A new timetable commenced on the Dreieich Railway on 16 July 2016. Regional trains run through to Frankfurt (Main) Hauptbahnhof hourly from Monday to Friday (). There are operated with Siemens Desiro Classic (class 642) and GTW 2/6 (class 646) diesel multiple units, which run from Frankfurt (Main) Hauptbahnhof via Buchschlag and Ober-Roden to Dieburg. Services run on the section between Ober-Roden and Buchschlag every 30 minutes on weekdays. There are connections to the Rhine-Main S-Bahn in Dreieich-Buchschlag and Rödermark-Ober Roden.

The only remaining siding is that of the RWE between Urberach and Offenthal.

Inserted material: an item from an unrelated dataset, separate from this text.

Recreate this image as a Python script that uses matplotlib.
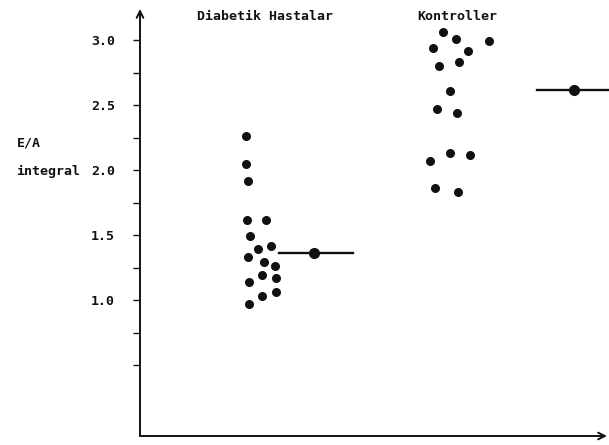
import numpy as np
import matplotlib
matplotlib.use("Agg")
import matplotlib.pyplot as plt

# E/A integral degerleri
diyabetik = [2.26, 2.05, 1.92, 1.62, 1.62, 1.49, 1.39, 1.42, 1.33, 1.29,
             1.26, 1.19, 1.17, 1.14, 1.03, 1.06, 0.97]
diyabetik_kayma = [-0.14, -0.14, -0.12, -0.13, 0.06, -0.10, -0.02, 0.11, -0.12,
                   0.04, 0.15, 0.02, 0.16, -0.11, 0.02, 0.16, -0.11]
kontrol = [3.06, 3.01, 2.99, 2.94, 2.92, 2.80, 2.83, 2.61, 2.47, 2.44,
           2.13, 2.12, 2.07, 1.86, 1.83]
kontrol_kayma = [-0.07, 0.06, 0.39, -0.17, 0.18, -0.11, 0.09, 0.00, -0.13,
                 0.07, 0.00, 0.20, -0.20, -0.15, 0.08]
ortalamalar = [1.36, 2.62]

gruplar = ["Diabetik Hastalar", "Kontroller"]
y_tikler = np.arange(0.5, 3.01, 0.25)
y_etiketler = ["", "", "1.0", "", "1.5", "", "2.0", "", "2.5", "", "3.0"]

font = "DejaVu Sans Mono"
renk = "#111111"
yazi = dict(fontfamily=font, fontsize=9.5, color=renk, fontweight="bold")

Ancho, Largo = 6.09, 4.45
fig = plt.figure(figsize=(Ancho, Largo), dpi=100)
ax = fig.add_axes([140 / 609, 9 / 445, 467 / 609, 427 / 445])

ax.set_xlim(0, 4.67)
ax.set_ylim(-0.046, 3.24)

# noktalar
ax.plot(1.2 + np.array(diyabetik_kayma), diyabetik, "o", color=renk,
        markersize=6.5, markeredgewidth=0)
ax.plot(3.1 + np.array(kontrol_kayma), kontrol, "o", color=renk,
        markersize=6.5, markeredgewidth=0)

# ortalama cizgileri
ax.plot([1.39, 2.13], [ortalamalar[0]] * 2, "-", color=renk, lw=1.7)
ax.plot([1.74], [ortalamalar[0]], "o", color=renk, markersize=7)
ax.plot([3.97, 4.75], [ortalamalar[1]] * 2, "-", color=renk, lw=1.7,
        clip_on=False)
ax.plot([4.34], [ortalamalar[1]], "o", color=renk, markersize=7)

# eksenler
for s in ["top", "right", "left", "bottom"]:
    ax.spines[s].set_visible(False)
ax.annotate("", xy=(0, 1.0), xytext=(0, 0), xycoords="axes fraction",
            arrowprops=dict(arrowstyle="->", color=renk, lw=1.4,
                            shrinkA=0, shrinkB=0, mutation_scale=12))
ax.annotate("", xy=(1.0, 0), xytext=(0, 0), xycoords="axes fraction",
            arrowprops=dict(arrowstyle="->", color=renk, lw=1.4,
                            shrinkA=0, shrinkB=0, mutation_scale=12))

ax.set_xticks([])
ax.set_yticks(y_tikler)
ax.set_yticklabels(y_etiketler, **yazi)
ax.tick_params(axis="y", direction="out", length=5, width=1.0, pad=13,
               color=renk)

# yazilar
fig.text(265 / 609, 1 - 16 / 445, gruplar[0], ha="center", va="center", **yazi)
fig.text(457 / 609, 1 - 17 / 445, gruplar[1], ha="center", va="center", **yazi)
fig.text(17 / 609, 1 - 143 / 445, "E/A", ha="left", va="center", **yazi)
fig.text(16 / 609, 1 - 171 / 445, "integral", ha="left", va="center", **yazi)

fig.savefig("out.png", dpi=100)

If necessary, a transformer is switched on or off to allow operations. These trains operated were formerly usually hauled by a class 225 diesel locomotive. These trains go from Dieburg over the Dreieich Railway.

== Prospects==
The line is contracted to be operated from 30 June 2016 until the timetable change in 2027 with new Pesa Link sets. Due to delays in the delivery of the Pesa Link sets, class 642 and 646 sets are being used temporarily.

The towns Rödermark and Dreieich have demanded the electrification of the Dreieich Railway and the extension of S-Bahn services over it.

Once the Regionaltangente West (Regional tangent west, RTW) is in service, it will also improve connections for passengers from the communities on the Dreieich Railway. It would create faster transfer connections by rail to Frankfurt Airport and towards Mainz and Wiesbaden. The plans provide for a branch to Dreieich-Buchschlag station.

== Stations==
=== Dreieich-Sprendlingen ===
Dreieich-Sprendlingen station serves the suburb of Sprendlingen of the town of Dreieich. At the opening of the line in 1905, it originally had the name of Sprendlingen-Ort. The entrance building station is listed for its cultural heritage under the Hessian heritage law.

=== Dreieich-Weibelfeld ===
Dreieich-Weibelfeld station serves the northern part of Dreieichenhain. It was not part of the line at its opening and was added later.

=== Dreieich-Dreieichenhain ===
Dreieich-Dreieichenhain station serves the southern part of Dreieichenhain. At its opening in 1905, it was called Dreieichenhain.

=== Dreieich-Götzenhain ===
Dreieich-Götzenhain station serves the suburb of Götzenhain in the town of Dreieich. At its opening in 1905, it was called Götzenhain. The entrance building is listed for its cultural heritage.

=== Dreieich-Offenthal ===
Dreieich-Offenthal station served the suburb Offenthal of the town of Dreieich. At its opening in 1905, it was called Offenthal. The entrance building is listed for its cultural heritage.

=== Rödermark-Urberach ===
Rödermark-Urberach station serves the suburb of Urberach of the town of Rödermark. At its opening in 1905, it was called Urberach. The entrance building is listed for its cultural heritage.